Collins and OUP in particular meet the opportunity with a broad range of products: dictionaries, grammar and usage guides, curriculum support, course material including exercises and, now, multimedia for every level from primary school to adult. They tune their educational portfolios to meet learners’ and teachers’ needs. Hence Higgleton’s visits to schools in the Delhi region. OUP’s dictionaries head Joanna Turnbull visited schools in Kolkata last month, for a similar reason.

In OUP’s India office eight people are at work India-checking their dictionaries. But each dictionary, especially bilingual ones (English-Hindi, English-Tamil, and so on, some of which sell in the lakhs every year), also gets its own panel of consultants, and two expert advisors — for each edition. The process, says an insider, is exhaustive, exhausting, and neverending. “We can’t even make a spelling mistake,” he says.

Collins is more centralised: it takes feedback from its Indian distribution partners Goyal and Ratna Sagar, but does all the work in Glasgow — even for its bilingual dictionaries in 15 languages.

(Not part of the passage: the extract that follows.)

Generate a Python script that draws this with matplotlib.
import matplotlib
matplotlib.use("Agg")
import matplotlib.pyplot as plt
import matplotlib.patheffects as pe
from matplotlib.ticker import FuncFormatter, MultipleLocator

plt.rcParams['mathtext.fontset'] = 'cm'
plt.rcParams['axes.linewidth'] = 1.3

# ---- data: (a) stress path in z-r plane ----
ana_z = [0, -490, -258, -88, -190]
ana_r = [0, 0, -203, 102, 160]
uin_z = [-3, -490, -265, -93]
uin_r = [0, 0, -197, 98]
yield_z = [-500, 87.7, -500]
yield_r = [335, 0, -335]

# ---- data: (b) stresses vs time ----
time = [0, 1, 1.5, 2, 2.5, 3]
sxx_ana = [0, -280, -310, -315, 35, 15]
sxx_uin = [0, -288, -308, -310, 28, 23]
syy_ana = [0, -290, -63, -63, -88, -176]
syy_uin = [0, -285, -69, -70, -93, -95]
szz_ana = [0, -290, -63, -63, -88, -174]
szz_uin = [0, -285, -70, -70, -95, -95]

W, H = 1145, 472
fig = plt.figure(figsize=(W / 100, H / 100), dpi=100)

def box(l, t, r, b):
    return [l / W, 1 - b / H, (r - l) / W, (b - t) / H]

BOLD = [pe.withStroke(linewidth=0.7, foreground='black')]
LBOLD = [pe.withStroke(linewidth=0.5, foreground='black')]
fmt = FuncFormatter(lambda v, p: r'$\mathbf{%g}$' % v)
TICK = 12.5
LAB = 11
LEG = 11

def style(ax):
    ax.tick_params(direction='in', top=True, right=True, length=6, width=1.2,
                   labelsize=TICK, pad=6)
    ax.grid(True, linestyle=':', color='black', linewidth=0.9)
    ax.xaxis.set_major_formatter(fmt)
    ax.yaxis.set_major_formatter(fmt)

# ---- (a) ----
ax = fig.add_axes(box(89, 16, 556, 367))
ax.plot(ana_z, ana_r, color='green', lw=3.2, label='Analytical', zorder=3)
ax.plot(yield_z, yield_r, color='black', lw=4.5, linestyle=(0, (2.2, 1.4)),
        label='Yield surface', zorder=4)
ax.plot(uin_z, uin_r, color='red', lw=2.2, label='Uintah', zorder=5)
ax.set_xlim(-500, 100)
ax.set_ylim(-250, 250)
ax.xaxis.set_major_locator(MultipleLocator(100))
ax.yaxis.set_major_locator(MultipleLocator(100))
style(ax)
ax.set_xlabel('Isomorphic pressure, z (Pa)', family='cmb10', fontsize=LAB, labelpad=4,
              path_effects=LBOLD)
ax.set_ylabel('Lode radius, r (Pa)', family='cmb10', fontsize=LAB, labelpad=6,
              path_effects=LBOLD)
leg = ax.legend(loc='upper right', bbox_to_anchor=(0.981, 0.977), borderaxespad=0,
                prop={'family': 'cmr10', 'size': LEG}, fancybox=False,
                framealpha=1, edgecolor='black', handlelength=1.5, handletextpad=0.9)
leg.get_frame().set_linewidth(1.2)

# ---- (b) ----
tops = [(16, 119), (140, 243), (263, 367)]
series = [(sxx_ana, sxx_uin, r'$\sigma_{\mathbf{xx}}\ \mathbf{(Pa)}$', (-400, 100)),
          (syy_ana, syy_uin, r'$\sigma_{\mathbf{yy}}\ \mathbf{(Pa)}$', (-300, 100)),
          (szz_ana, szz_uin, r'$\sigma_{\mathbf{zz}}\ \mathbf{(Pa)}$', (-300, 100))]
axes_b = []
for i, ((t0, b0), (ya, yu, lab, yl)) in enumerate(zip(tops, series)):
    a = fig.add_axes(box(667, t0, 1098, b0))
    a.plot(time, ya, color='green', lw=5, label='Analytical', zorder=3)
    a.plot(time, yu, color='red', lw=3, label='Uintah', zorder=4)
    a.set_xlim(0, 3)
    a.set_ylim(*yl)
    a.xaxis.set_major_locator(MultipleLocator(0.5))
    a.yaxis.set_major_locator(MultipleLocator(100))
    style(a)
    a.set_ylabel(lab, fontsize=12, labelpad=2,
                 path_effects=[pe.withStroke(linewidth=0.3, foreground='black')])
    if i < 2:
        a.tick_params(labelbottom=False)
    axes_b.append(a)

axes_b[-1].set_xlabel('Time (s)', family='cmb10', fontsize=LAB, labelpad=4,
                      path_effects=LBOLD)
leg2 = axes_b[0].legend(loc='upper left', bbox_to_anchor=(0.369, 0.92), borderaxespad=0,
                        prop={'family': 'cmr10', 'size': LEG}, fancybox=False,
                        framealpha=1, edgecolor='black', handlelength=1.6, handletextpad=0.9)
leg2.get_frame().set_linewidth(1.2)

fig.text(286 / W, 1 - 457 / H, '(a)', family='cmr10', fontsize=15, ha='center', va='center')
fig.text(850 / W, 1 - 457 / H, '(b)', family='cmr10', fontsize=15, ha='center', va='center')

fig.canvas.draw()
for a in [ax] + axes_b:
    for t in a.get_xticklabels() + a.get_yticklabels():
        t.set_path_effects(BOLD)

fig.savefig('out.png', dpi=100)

Neeraj Rawat, Collins’s India sales head, says they have queried Glasgow HQ over words like “uncle”, whose English definition fails to cover the many kinds of “uncle” in India, and some “sensitive” words in dictionaries for children.

But OUP takes the cake, with a trilingual dictionary in the works: English-Malayalam-Hindi, for “Malayalis working in Delhi who know neither English nor Hindi well enough”. Making this dictionary sounds like a real source of “tension”.